To compare Whisper's internal representations to the brain signals, the team developed a time-resolved neural encoder that combined Whisper embeddings with a recurrent temporal model and soft attention. This allowed them to examine layer-by-layer how well each of Whisper's 32 layers predicted neural activity. The middle layers (around layers 15-20) showed the highest correspondence, supporting a hierarchical alignment between the model's processing stages and cortical speech processing.
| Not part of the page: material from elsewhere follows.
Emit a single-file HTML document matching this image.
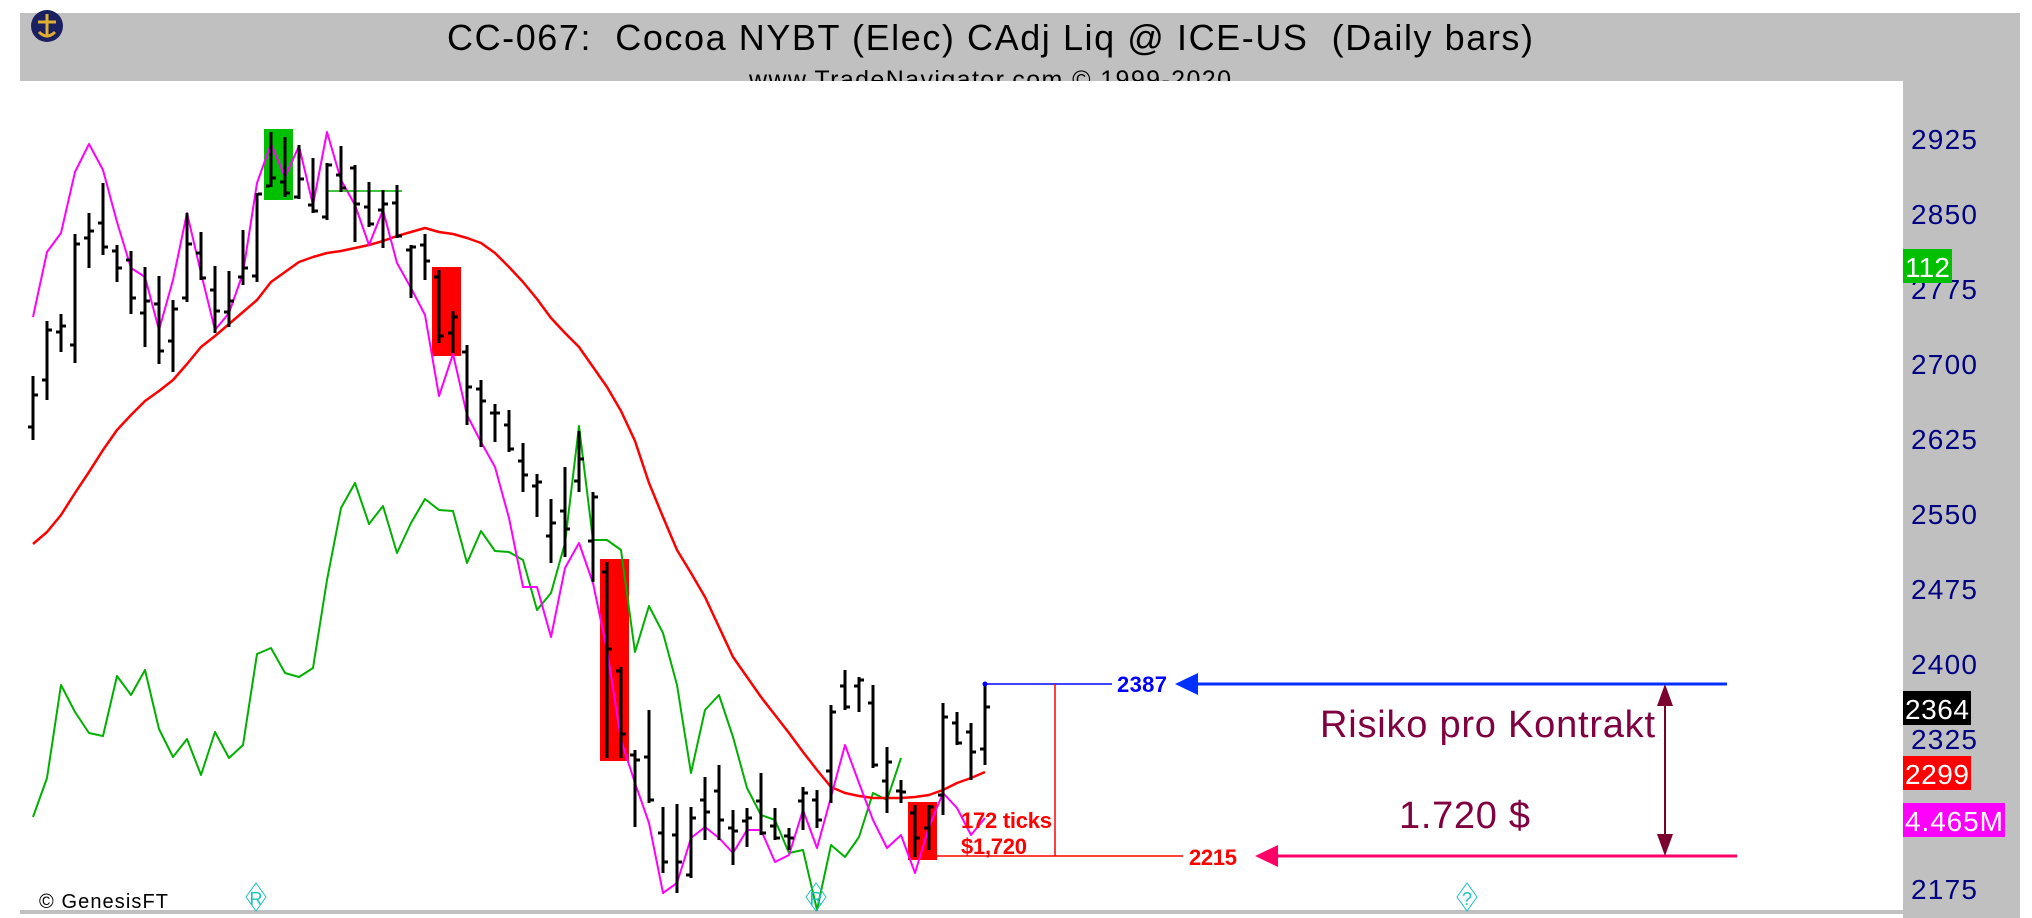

When compared to simpler linear models using the same speech features, the temporally structured encoder improved prediction accuracy by 15-20%. Attention maps revealed that the model focused on specific time points in the speech stream to predict neural responses, aligning with known temporal dynamics of speech perception. A phonemic analysis further showed that electrodes informative for encoding formed clusters corresponding to phoneme categories (like consonants vs. vowels), consistent with known functional organization of auditory cortex.
Why It Matters
This research suggests that deep learning models like Whisper can serve as a useful framework for understanding how the brain represents speech in real time. The hierarchical match implies that both AI and human brains process speech in stages, from simple acoustic features to complex linguistic abstractions. For anyone curious about their own cognition, this reinforces that speech perception is a dynamic, multi-layered process—not a single snapshot.
What You Can Do
To support your brain's speech processing, try active listening: focus on one speaker in a noisy environment, paraphrase what they said, and notice the distinct sounds (phonemes) of words. Regular practice may sharpen your auditory cortex's hierarchical analysis.